• [Goal]: Quote all of the data below exactly, please.

• [Collected material]:
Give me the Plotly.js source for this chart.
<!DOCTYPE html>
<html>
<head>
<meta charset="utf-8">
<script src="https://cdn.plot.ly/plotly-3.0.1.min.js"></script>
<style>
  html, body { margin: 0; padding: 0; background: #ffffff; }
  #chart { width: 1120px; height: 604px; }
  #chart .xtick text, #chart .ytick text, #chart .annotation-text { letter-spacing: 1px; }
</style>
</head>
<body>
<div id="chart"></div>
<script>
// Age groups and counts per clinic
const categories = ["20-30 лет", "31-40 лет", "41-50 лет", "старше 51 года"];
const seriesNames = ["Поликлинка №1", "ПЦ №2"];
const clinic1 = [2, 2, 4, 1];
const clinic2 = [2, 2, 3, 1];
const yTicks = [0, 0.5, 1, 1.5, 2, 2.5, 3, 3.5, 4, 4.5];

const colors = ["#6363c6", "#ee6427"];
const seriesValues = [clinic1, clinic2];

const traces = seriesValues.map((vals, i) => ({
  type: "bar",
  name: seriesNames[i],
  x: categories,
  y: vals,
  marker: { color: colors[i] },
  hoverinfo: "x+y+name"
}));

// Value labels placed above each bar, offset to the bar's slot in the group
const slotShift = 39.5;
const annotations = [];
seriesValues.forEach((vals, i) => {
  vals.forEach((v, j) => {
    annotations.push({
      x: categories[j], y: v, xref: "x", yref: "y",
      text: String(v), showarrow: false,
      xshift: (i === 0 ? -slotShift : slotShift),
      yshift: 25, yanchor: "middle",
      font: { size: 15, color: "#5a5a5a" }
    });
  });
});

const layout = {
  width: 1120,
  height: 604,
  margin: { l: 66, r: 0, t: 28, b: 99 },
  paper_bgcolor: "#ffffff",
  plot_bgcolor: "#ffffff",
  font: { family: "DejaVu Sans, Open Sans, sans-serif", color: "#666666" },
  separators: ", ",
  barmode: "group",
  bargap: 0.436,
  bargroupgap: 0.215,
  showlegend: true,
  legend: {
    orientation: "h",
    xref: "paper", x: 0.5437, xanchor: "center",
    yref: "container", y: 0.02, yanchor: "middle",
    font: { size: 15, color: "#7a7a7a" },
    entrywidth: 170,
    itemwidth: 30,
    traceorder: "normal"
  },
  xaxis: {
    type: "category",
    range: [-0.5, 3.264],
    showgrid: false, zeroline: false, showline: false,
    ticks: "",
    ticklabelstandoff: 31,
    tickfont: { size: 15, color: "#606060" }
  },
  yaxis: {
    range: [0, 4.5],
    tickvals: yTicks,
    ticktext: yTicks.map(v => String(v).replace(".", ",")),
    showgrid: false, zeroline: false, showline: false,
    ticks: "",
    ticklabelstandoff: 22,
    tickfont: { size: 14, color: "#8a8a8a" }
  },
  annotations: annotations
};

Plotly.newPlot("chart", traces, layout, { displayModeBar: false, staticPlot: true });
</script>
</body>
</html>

• [Task output]:
Give me the Plotly.js source for this chart.
<!DOCTYPE html>
<html>
<head>
<meta charset="utf-8">
<script src="https://cdn.plot.ly/plotly-3.0.1.min.js"></script>
<style>
  html, body { margin: 0; padding: 0; background: #ffffff; }
  #chart { width: 1120px; height: 604px; }
  #chart .xtick text, #chart .ytick text, #chart .annotation-text { letter-spacing: 1px; }
</style>
</head>
<body>
<div id="chart"></div>
<script>
// Age groups and counts per clinic
const categories = ["20-30 лет", "31-40 лет", "41-50 лет", "старше 51 года"];
const seriesNames = ["Поликлинка №1", "ПЦ №2"];
const clinic1 = [2, 2, 4, 1];
const clinic2 = [2, 2, 3, 1];
const yTicks = [0, 0.5, 1, 1.5, 2, 2.5, 3, 3.5, 4, 4.5];

const colors = ["#6363c6", "#ee6427"];
const seriesValues = [clinic1, clinic2];

const traces = seriesValues.map((vals, i) => ({
  type: "bar",
  name: seriesNames[i],
  x: categories,
  y: vals,
  marker: { color: colors[i] },
  hoverinfo: "x+y+name"
}));

// Value labels placed above each bar, offset to the bar's slot in the group
const slotShift = 39.5;
const annotations = [];
seriesValues.forEach((vals, i) => {
  vals.forEach((v, j) => {
    annotations.push({
      x: categories[j], y: v, xref: "x", yref: "y",
      text: String(v), showarrow: false,
      xshift: (i === 0 ? -slotShift : slotShift),
      yshift: 25, yanchor: "middle",
      font: { size: 15, color: "#5a5a5a" }
    });
  });
});

const layout = {
  width: 1120,
  height: 604,
  margin: { l: 66, r: 0, t: 28, b: 99 },
  paper_bgcolor: "#ffffff",
  plot_bgcolor: "#ffffff",
  font: { family: "DejaVu Sans, Open Sans, sans-serif", color: "#666666" },
  separators: ", ",
  barmode: "group",
  bargap: 0.436,
  bargroupgap: 0.215,
  showlegend: true,
  legend: {
    orientation: "h",
    xref: "paper", x: 0.5437, xanchor: "center",
    yref: "container", y: 0.02, yanchor: "middle",
    font: { size: 15, color: "#7a7a7a" },
    entrywidth: 170,
    itemwidth: 30,
    traceorder: "normal"
  },
  xaxis: {
    type: "category",
    range: [-0.5, 3.264],
    showgrid: false, zeroline: false, showline: false,
    ticks: "",
    ticklabelstandoff: 31,
    tickfont: { size: 15, color: "#606060" }
  },
  yaxis: {
    range: [0, 4.5],
    tickvals: yTicks,
    ticktext: yTicks.map(v => String(v).replace(".", ",")),
    showgrid: false, zeroline: false, showline: false,
    ticks: "",
    ticklabelstandoff: 22,
    tickfont: { size: 14, color: "#8a8a8a" }
  },
  annotations: annotations
};

Plotly.newPlot("chart", traces, layout, { displayModeBar: false, staticPlot: true });
</script>
</body>
</html>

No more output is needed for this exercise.